I really enjoyed reading about the Lemon Grove Middle Schools, Crawford High School in San Diego, and the Virtual Schools.  These schools are willing to change, to take risks, to try new approaches to education  The e-pad seems like an incredibly helpful tool for students in all subjects.  The fact that students get to take them home must give them a real sense of importance, pride, and ownership.  The students interviewed in the article seem to take their education more seriously than the average teenager.  This might be because they have a very serious machine at their disposal; that they feel the educational community cares enough about their education to invest time and money into it.

 While reading about local schools battling high tech distractions, it made me think about the old adage, “if you can’t beat ‘em, join ‘em.”  Rather than fight a losing battle, create a win win situation.   Take the technology kids are using in their daily lives, and show them how adults use the same technology in other contexts.  I did something similar to this the other day when I had my students make professional My Space pages (without the kinds of sexual and drug related content on their personal ones) to use when communicating with outside organizations.  For example, in our bead collection project we are going to have to contact many agencies and politicans for help.   My students were very surprised when I told them to add Hillary Clinton to their friends list.  They had no idea that “serious” adults even had My Space pages.

Shift happens: What are we gonna do about it?

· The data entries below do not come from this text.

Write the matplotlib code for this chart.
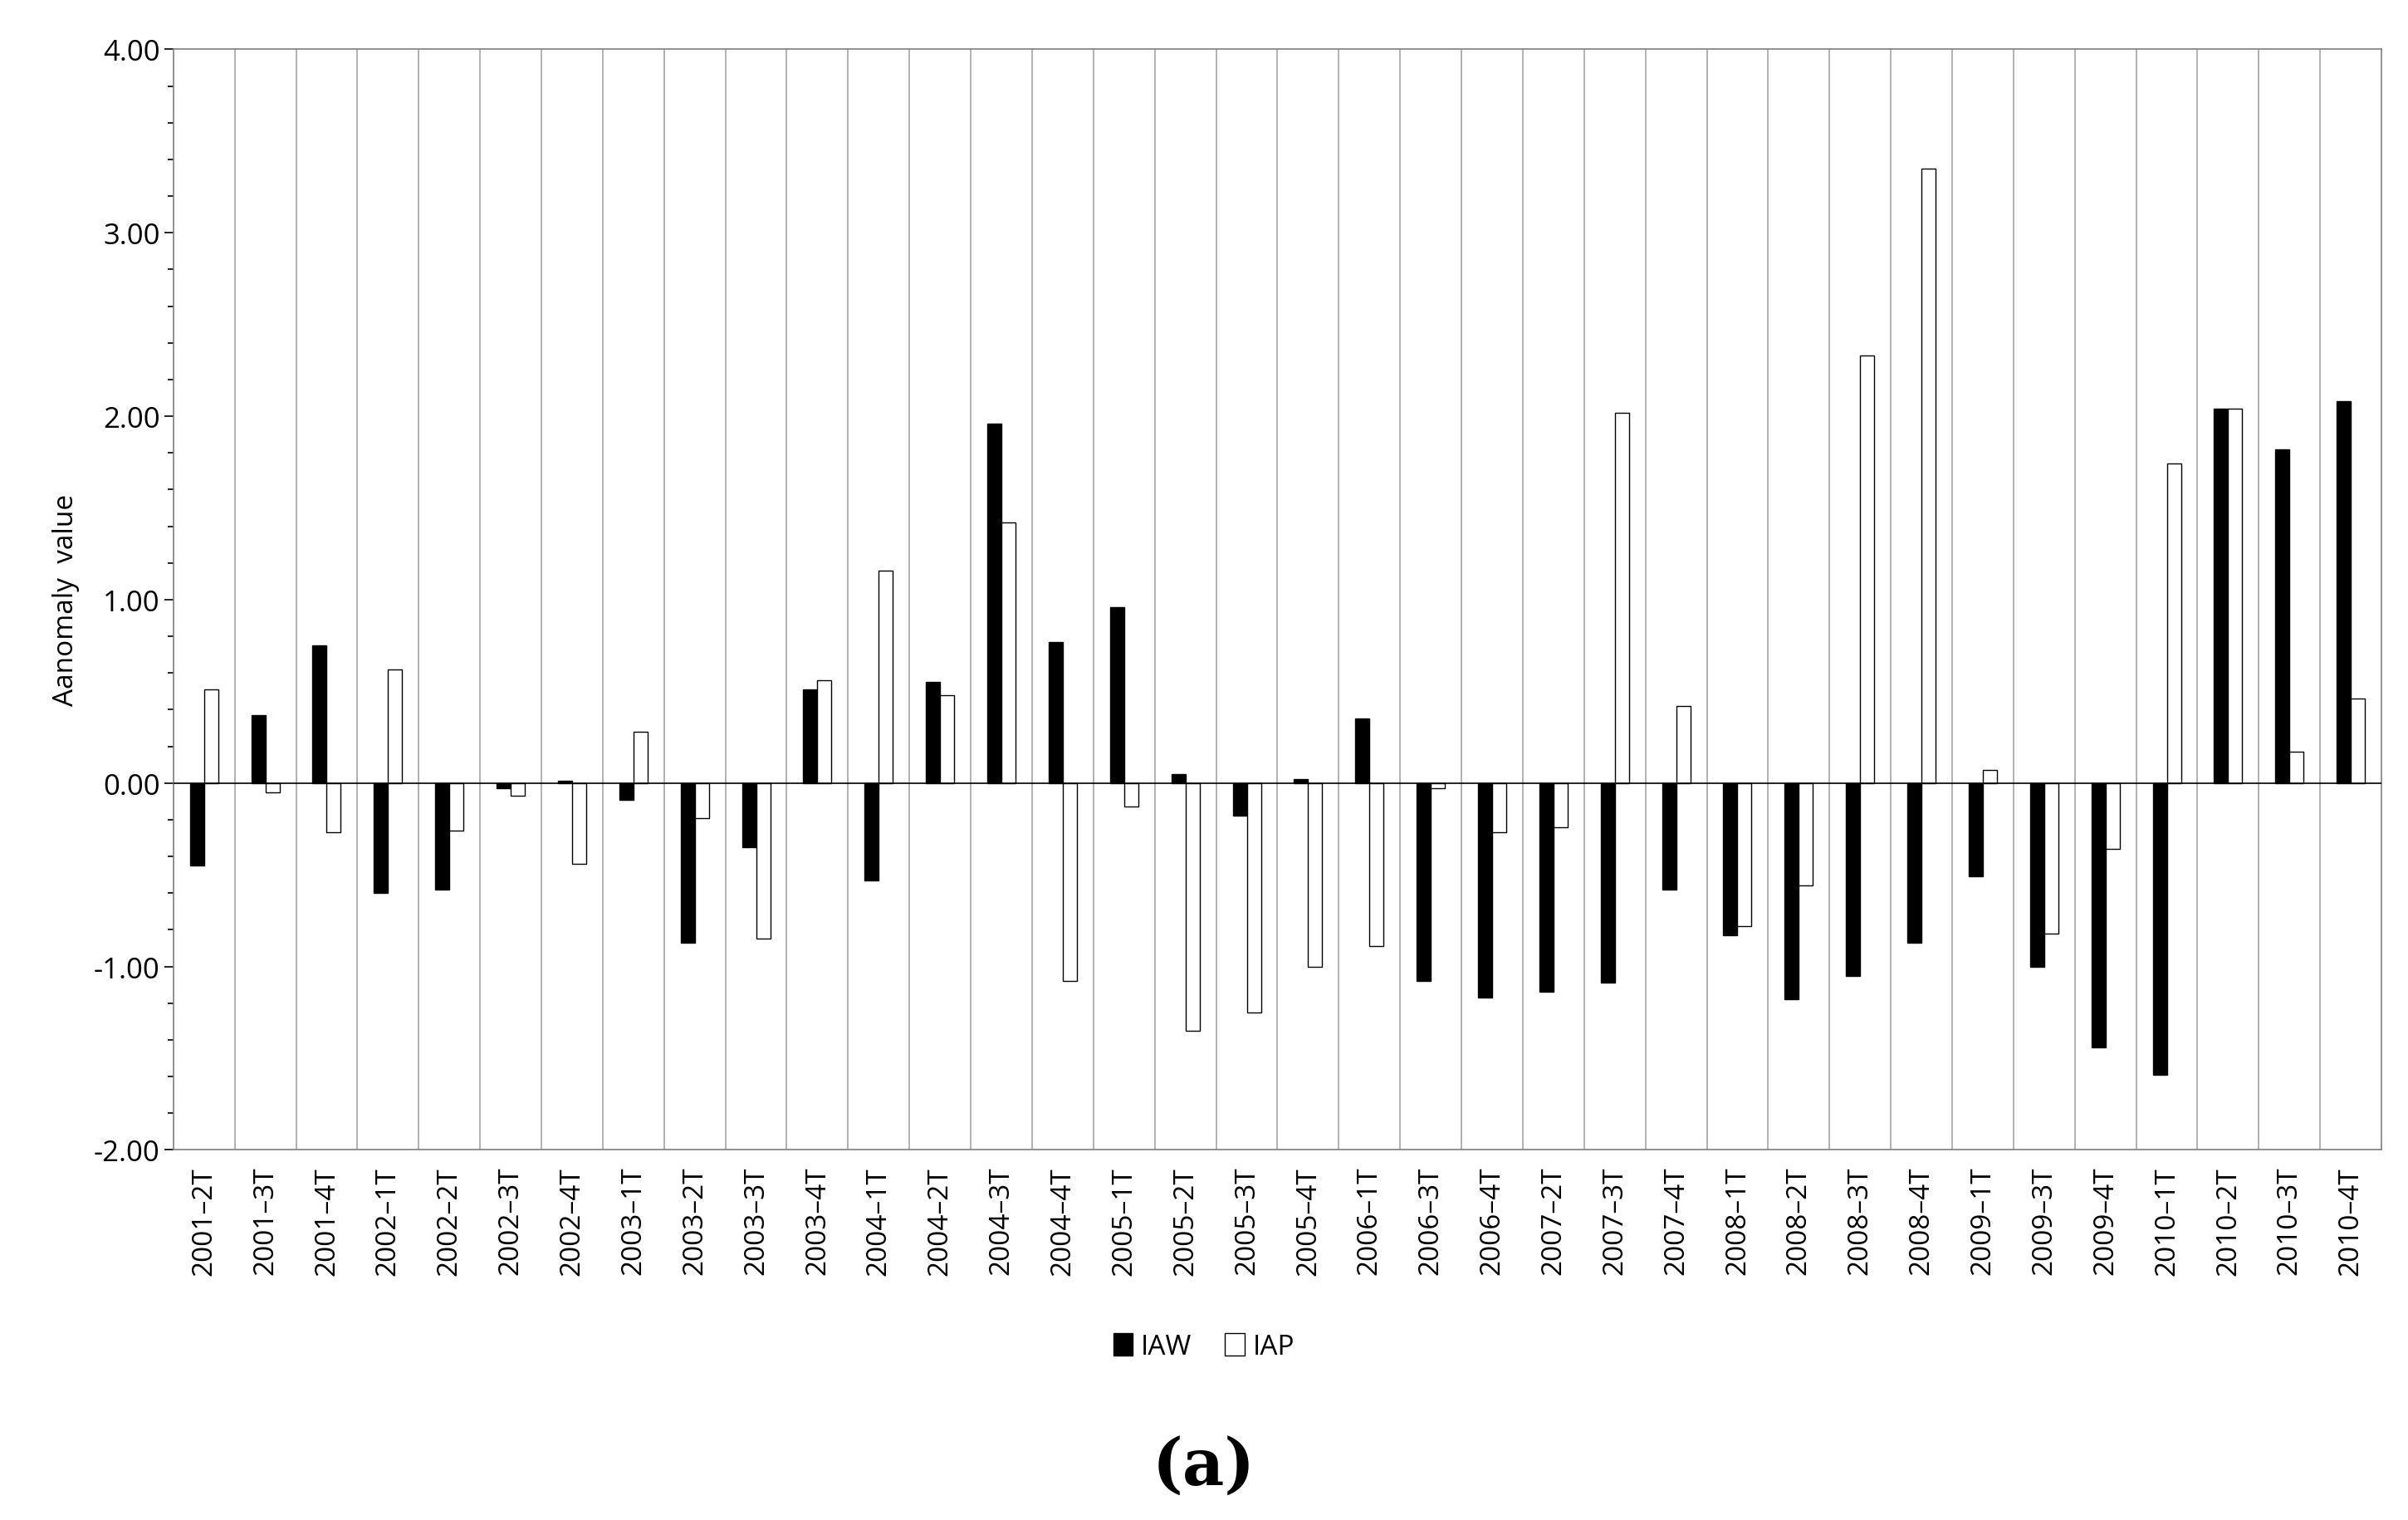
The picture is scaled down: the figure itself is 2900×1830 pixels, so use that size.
import numpy as np
import matplotlib.pyplot as plt
from matplotlib.ticker import MultipleLocator

categories = ["2001–2T", "2001–3T", "2001–4T", "2002–1T", "2002–2T", "2002–3T", "2002–4T",
              "2003–1T", "2003–2T", "2003–3T", "2003–4T", "2004–1T", "2004–2T", "2004–3T",
              "2004–4T", "2005–1T", "2005–2T", "2005–3T", "2005–4T", "2006–1T", "2006–3T",
              "2006–4T", "2007–2T", "2007–3T", "2007–4T", "2008–1T", "2008–2T", "2008–3T",
              "2008–4T", "2009–1T", "2009–3T", "2009–4T", "2010–1T", "2010–2T", "2010–3T",
              "2010–4T"]
iaw = [-0.45, 0.37, 0.75, -0.60, -0.58, -0.03, 0.01, -0.09, -0.87, -0.35, 0.51, -0.53,
       0.55, 1.96, 0.77, 0.96, 0.05, -0.18, 0.02, 0.35, -1.08, -1.17, -1.14, -1.09, -0.58,
       -0.83, -1.18, -1.05, -0.87, -0.51, -1.00, -1.44, -1.59, 2.04, 1.82, 2.08]
iap = [0.51, -0.05, -0.27, 0.62, -0.26, -0.07, -0.44, 0.28, -0.19, -0.85, 0.56, 1.16,
       0.48, 1.42, -1.08, -0.13, -1.35, -1.25, -1.00, -0.89, -0.03, -0.27, -0.24, 2.02,
       0.42, -0.78, -0.56, 2.33, 3.35, 0.07, -0.82, -0.36, 1.74, 2.04, 0.17, 0.46]

plt.rcParams['font.family'] = ['Open Sans', 'DejaVu Sans']

fig = plt.figure(figsize=(29, 18.31), dpi=100)
ax = fig.add_axes([0.072, 0.2434, 0.917, 0.7236])

x = np.arange(len(categories))
w = 0.23
ax.bar(x - w / 2, iaw, w, color='black', edgecolor='black', linewidth=1, label='IAW', zorder=3)
ax.bar(x + w / 2, iap, w, color='white', edgecolor='black', linewidth=1, label='IAP', zorder=3)

ax.set_xlim(-0.5, len(categories) - 0.5)
ax.set_ylim(-2, 4)
ax.axhline(0, color='black', linewidth=1.2, zorder=4)
for b in np.arange(0.5, len(categories) - 0.5, 1):
    ax.axvline(b, color='#a6a6a6', linewidth=1.2, zorder=1)

ax.yaxis.set_minor_locator(MultipleLocator(0.2))
ax.set_yticks(np.arange(-2, 4.01, 1))
ax.set_yticklabels([f"{v:.2f}" for v in np.arange(-2, 4.01, 1)], fontsize=25)
ax.tick_params(axis='y', which='major', length=8, width=1.2)
ax.tick_params(axis='y', which='minor', length=5, width=1.2)
ax.set_xticks(x)
ax.set_xticklabels(categories, rotation=90, fontsize=24)
ax.tick_params(axis='x', length=0, pad=14)
ax.set_ylabel("Aanomaly  value", fontsize=24, labelpad=12)
for s in ax.spines.values():
    s.set_color('#7f7f7f')
    s.set_linewidth(1.2)

fig.legend(loc='center', bbox_to_anchor=(0.5, 0.114), ncol=2, frameon=False,
           fontsize=24, handlelength=0.7, handleheight=0.9, columnspacing=1.2, handletextpad=0.3)
fig.text(0.5, 0.035, "(a)", ha='center', va='center', fontsize=56, fontweight='bold',
         family='DejaVu Serif')

fig.savefig("out.png", dpi=100)
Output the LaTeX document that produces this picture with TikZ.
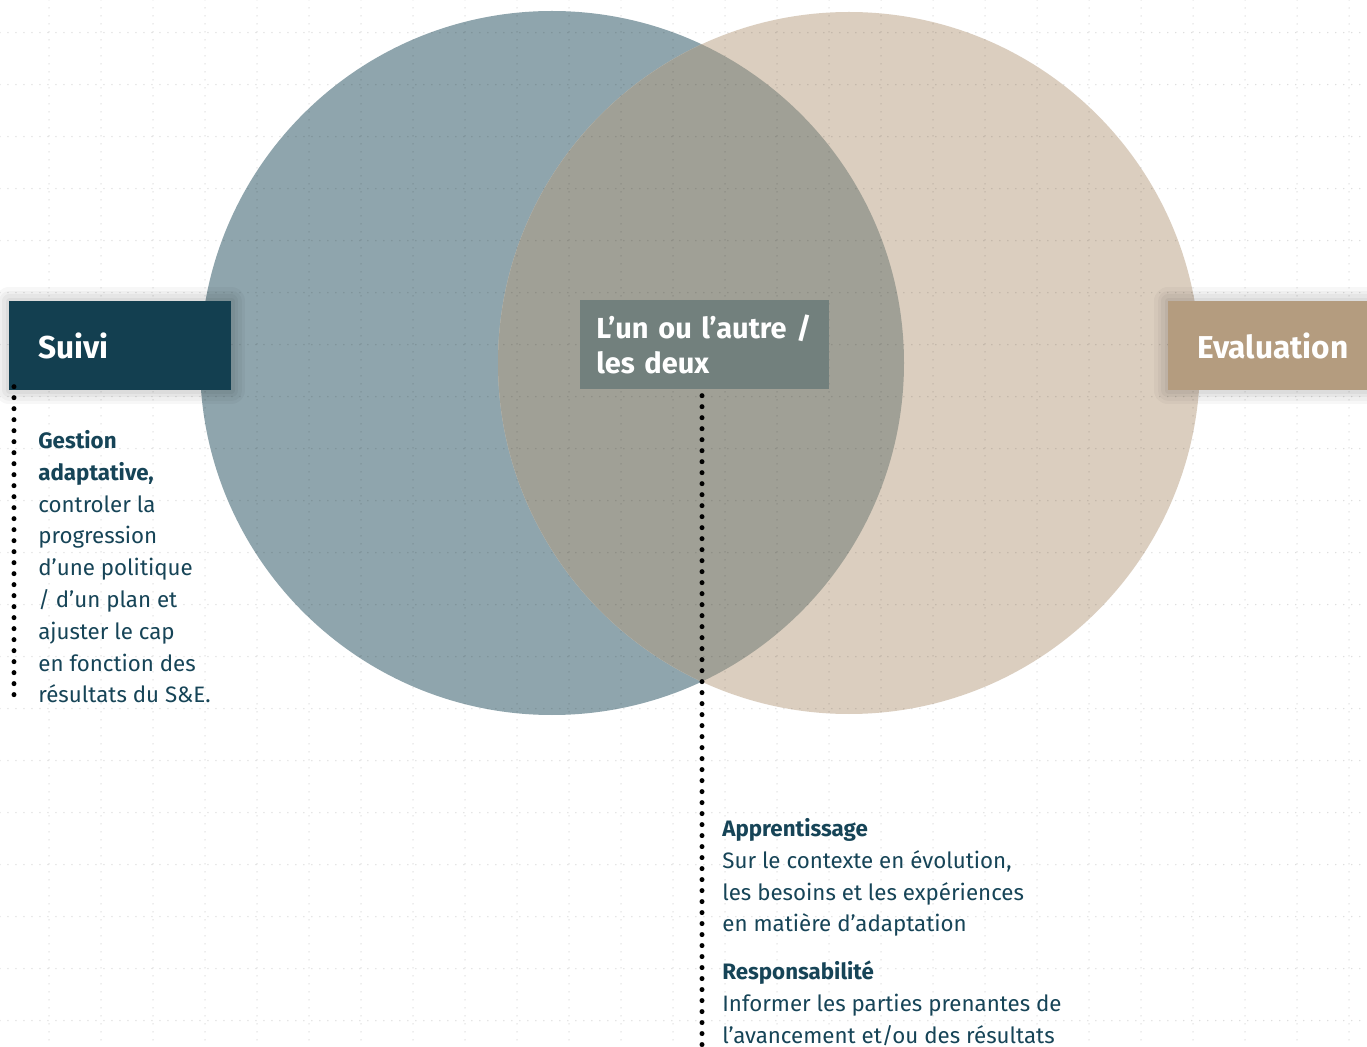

•September 12, 2007 • 3 Comments

I love thinking about the future in relation to the present.  It makes me consider the old Buddhist idea that life is transient and nothing ever stays the same.  All of our possessions, ideas, languages, institutions- indeed, our very bodies, metamorphose into forms we scarce would recognize when we were children.  Shift happens.  This is the nature of reality, and to fight against it is like trying to make the earth spin backwards, which only Superman could accomplish.  The real quesiton is, what do we do with the world we live in?  What are the goals of humanity?  This might sound like philosophical, idealistic mumbo jumbo, but I believe it’s important to ask these questions.  If we do not, we are merely slaves to the institutions we live under, instead of masters.  If only there were some kind of common, agreed upon goal for the entire human race, then perhaps goals of education would make more sense.  I like what Freidman and Zhao say about how fundamentally lacking U.S education is when compared to China and India, but I dislike the fact that there is no discussion of a worthwhile vision, and end to strive for; besides gaining employment.  Of course, practically speaking, making a living is very worthwhile- but is this the best we can do?  What about educating our students to help change the world for the better: to inspire them to eliminate poverty and war: to become activists.  Zhao makes a wonderful case for using multiculturalism as a means of teaching kids tolerance and understanding, but what about doing more?  Schools could become institutions that actively transform global society instead of just learning about it.  We can use technology to create international reform movements, where people who are disenfranchized and alienated may come together, despite their different nationalities, and change the world they live in.  Of course most parents and politicians would throw a fit over this type of change in education, but once again, what is education for?  What is society for?  What are we trying to do with this world we live in?  Should we educate kids to survive in the global market, or should we educate kids to shape the world they live in, as they would like to see it?  Perhaps we can and should do both.